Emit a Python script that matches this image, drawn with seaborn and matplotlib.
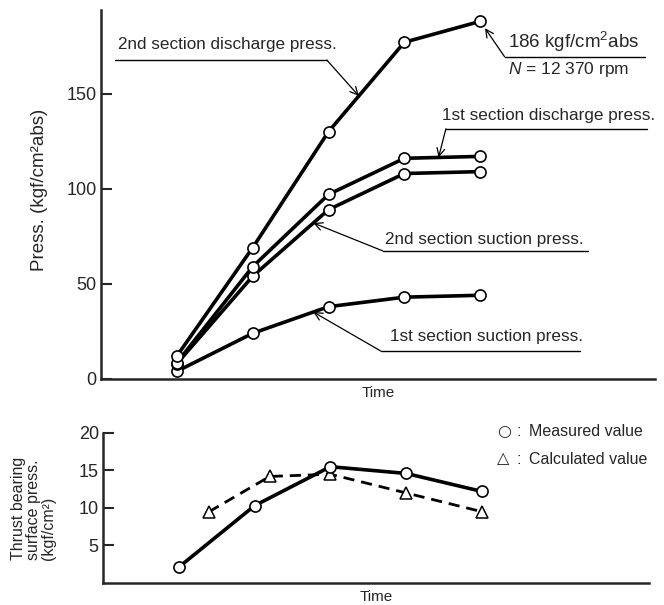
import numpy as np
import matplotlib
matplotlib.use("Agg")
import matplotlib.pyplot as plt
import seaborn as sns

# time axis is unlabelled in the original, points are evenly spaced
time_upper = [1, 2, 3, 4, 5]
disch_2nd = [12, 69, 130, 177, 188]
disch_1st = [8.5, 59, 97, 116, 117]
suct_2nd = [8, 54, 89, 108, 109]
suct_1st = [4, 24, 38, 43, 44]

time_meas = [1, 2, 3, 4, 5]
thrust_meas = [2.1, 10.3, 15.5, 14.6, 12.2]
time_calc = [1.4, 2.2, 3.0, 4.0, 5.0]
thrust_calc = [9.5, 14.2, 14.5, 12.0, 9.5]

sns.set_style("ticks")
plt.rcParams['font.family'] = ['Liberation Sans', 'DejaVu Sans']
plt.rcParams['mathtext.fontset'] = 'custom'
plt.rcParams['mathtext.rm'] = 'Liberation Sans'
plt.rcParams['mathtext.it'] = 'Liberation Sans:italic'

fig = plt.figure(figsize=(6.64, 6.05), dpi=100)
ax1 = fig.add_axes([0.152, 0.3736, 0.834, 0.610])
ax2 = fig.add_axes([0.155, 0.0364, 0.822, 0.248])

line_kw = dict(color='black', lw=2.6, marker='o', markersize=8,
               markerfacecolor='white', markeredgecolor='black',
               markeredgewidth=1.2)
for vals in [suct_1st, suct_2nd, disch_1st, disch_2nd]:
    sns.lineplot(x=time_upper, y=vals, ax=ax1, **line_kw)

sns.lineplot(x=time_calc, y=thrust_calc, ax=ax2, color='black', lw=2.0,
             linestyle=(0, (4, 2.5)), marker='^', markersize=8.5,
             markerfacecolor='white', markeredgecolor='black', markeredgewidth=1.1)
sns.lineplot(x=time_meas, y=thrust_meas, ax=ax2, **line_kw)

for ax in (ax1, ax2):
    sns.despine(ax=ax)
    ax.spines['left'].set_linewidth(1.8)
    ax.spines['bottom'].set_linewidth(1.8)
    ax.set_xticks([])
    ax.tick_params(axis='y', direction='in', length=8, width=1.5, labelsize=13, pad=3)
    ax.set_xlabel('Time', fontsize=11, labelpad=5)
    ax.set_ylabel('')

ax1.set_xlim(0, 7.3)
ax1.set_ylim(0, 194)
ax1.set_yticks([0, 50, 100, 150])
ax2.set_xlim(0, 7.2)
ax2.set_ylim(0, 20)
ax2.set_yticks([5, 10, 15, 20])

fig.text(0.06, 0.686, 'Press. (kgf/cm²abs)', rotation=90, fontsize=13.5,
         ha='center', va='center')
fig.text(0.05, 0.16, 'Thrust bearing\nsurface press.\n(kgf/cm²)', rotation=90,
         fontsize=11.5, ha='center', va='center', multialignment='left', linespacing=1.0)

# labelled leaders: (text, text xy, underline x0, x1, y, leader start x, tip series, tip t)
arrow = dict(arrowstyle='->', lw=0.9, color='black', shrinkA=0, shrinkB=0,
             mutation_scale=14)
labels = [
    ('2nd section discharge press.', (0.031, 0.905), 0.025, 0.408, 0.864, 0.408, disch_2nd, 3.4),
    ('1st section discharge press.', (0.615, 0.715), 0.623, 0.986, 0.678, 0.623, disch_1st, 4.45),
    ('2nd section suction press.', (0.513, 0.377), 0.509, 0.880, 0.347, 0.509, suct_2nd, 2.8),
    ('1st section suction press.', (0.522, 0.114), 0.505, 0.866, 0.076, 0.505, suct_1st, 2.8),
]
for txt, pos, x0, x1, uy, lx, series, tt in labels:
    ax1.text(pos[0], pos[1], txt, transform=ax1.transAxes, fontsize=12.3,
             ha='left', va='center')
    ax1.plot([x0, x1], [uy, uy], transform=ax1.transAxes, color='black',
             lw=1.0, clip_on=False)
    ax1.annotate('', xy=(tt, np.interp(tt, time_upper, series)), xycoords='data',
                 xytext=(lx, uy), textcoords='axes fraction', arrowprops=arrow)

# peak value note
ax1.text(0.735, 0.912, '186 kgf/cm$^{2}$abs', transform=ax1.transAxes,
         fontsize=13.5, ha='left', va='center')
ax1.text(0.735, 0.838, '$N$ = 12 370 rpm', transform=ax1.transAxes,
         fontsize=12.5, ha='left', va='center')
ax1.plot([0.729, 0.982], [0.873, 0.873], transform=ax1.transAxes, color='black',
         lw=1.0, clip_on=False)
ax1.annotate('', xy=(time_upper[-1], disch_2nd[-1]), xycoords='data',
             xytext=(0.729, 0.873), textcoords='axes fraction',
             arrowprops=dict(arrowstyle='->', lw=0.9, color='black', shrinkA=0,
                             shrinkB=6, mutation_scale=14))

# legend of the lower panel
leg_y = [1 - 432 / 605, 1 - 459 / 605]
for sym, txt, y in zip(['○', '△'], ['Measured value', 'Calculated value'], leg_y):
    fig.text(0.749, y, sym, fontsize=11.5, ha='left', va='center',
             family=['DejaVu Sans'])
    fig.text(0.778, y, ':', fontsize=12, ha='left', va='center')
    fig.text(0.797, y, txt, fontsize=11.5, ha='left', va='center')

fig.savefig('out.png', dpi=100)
--- --- ---
→ **Your task**: Set down the complete material exactly, but do not include the images.

→ **Reply to the exercise**:
Emit a Python script that matches this image, drawn with seaborn and matplotlib.
import numpy as np
import matplotlib
matplotlib.use("Agg")
import matplotlib.pyplot as plt
import seaborn as sns

# time axis is unlabelled in the original, points are evenly spaced
time_upper = [1, 2, 3, 4, 5]
disch_2nd = [12, 69, 130, 177, 188]
disch_1st = [8.5, 59, 97, 116, 117]
suct_2nd = [8, 54, 89, 108, 109]
suct_1st = [4, 24, 38, 43, 44]

time_meas = [1, 2, 3, 4, 5]
thrust_meas = [2.1, 10.3, 15.5, 14.6, 12.2]
time_calc = [1.4, 2.2, 3.0, 4.0, 5.0]
thrust_calc = [9.5, 14.2, 14.5, 12.0, 9.5]

sns.set_style("ticks")
plt.rcParams['font.family'] = ['Liberation Sans', 'DejaVu Sans']
plt.rcParams['mathtext.fontset'] = 'custom'
plt.rcParams['mathtext.rm'] = 'Liberation Sans'
plt.rcParams['mathtext.it'] = 'Liberation Sans:italic'

fig = plt.figure(figsize=(6.64, 6.05), dpi=100)
ax1 = fig.add_axes([0.152, 0.3736, 0.834, 0.610])
ax2 = fig.add_axes([0.155, 0.0364, 0.822, 0.248])

line_kw = dict(color='black', lw=2.6, marker='o', markersize=8,
               markerfacecolor='white', markeredgecolor='black',
               markeredgewidth=1.2)
for vals in [suct_1st, suct_2nd, disch_1st, disch_2nd]:
    sns.lineplot(x=time_upper, y=vals, ax=ax1, **line_kw)

sns.lineplot(x=time_calc, y=thrust_calc, ax=ax2, color='black', lw=2.0,
             linestyle=(0, (4, 2.5)), marker='^', markersize=8.5,
             markerfacecolor='white', markeredgecolor='black', markeredgewidth=1.1)
sns.lineplot(x=time_meas, y=thrust_meas, ax=ax2, **line_kw)

for ax in (ax1, ax2):
    sns.despine(ax=ax)
    ax.spines['left'].set_linewidth(1.8)
    ax.spines['bottom'].set_linewidth(1.8)
    ax.set_xticks([])
    ax.tick_params(axis='y', direction='in', length=8, width=1.5, labelsize=13, pad=3)
    ax.set_xlabel('Time', fontsize=11, labelpad=5)
    ax.set_ylabel('')

ax1.set_xlim(0, 7.3)
ax1.set_ylim(0, 194)
ax1.set_yticks([0, 50, 100, 150])
ax2.set_xlim(0, 7.2)
ax2.set_ylim(0, 20)
ax2.set_yticks([5, 10, 15, 20])

fig.text(0.06, 0.686, 'Press. (kgf/cm²abs)', rotation=90, fontsize=13.5,
         ha='center', va='center')
fig.text(0.05, 0.16, 'Thrust bearing\nsurface press.\n(kgf/cm²)', rotation=90,
         fontsize=11.5, ha='center', va='center', multialignment='left', linespacing=1.0)

# labelled leaders: (text, text xy, underline x0, x1, y, leader start x, tip series, tip t)
arrow = dict(arrowstyle='->', lw=0.9, color='black', shrinkA=0, shrinkB=0,
             mutation_scale=14)
labels = [
    ('2nd section discharge press.', (0.031, 0.905), 0.025, 0.408, 0.864, 0.408, disch_2nd, 3.4),
    ('1st section discharge press.', (0.615, 0.715), 0.623, 0.986, 0.678, 0.623, disch_1st, 4.45),
    ('2nd section suction press.', (0.513, 0.377), 0.509, 0.880, 0.347, 0.509, suct_2nd, 2.8),
    ('1st section suction press.', (0.522, 0.114), 0.505, 0.866, 0.076, 0.505, suct_1st, 2.8),
]
for txt, pos, x0, x1, uy, lx, series, tt in labels:
    ax1.text(pos[0], pos[1], txt, transform=ax1.transAxes, fontsize=12.3,
             ha='left', va='center')
    ax1.plot([x0, x1], [uy, uy], transform=ax1.transAxes, color='black',
             lw=1.0, clip_on=False)
    ax1.annotate('', xy=(tt, np.interp(tt, time_upper, series)), xycoords='data',
                 xytext=(lx, uy), textcoords='axes fraction', arrowprops=arrow)

# peak value note
ax1.text(0.735, 0.912, '186 kgf/cm$^{2}$abs', transform=ax1.transAxes,
         fontsize=13.5, ha='left', va='center')
ax1.text(0.735, 0.838, '$N$ = 12 370 rpm', transform=ax1.transAxes,
         fontsize=12.5, ha='left', va='center')
ax1.plot([0.729, 0.982], [0.873, 0.873], transform=ax1.transAxes, color='black',
         lw=1.0, clip_on=False)
ax1.annotate('', xy=(time_upper[-1], disch_2nd[-1]), xycoords='data',
             xytext=(0.729, 0.873), textcoords='axes fraction',
             arrowprops=dict(arrowstyle='->', lw=0.9, color='black', shrinkA=0,
                             shrinkB=6, mutation_scale=14))

# legend of the lower panel
leg_y = [1 - 432 / 605, 1 - 459 / 605]
for sym, txt, y in zip(['○', '△'], ['Measured value', 'Calculated value'], leg_y):
    fig.text(0.749, y, sym, fontsize=11.5, ha='left', va='center',
             family=['DejaVu Sans'])
    fig.text(0.778, y, ':', fontsize=12, ha='left', va='center')
    fig.text(0.797, y, txt, fontsize=11.5, ha='left', va='center')

fig.savefig('out.png', dpi=100)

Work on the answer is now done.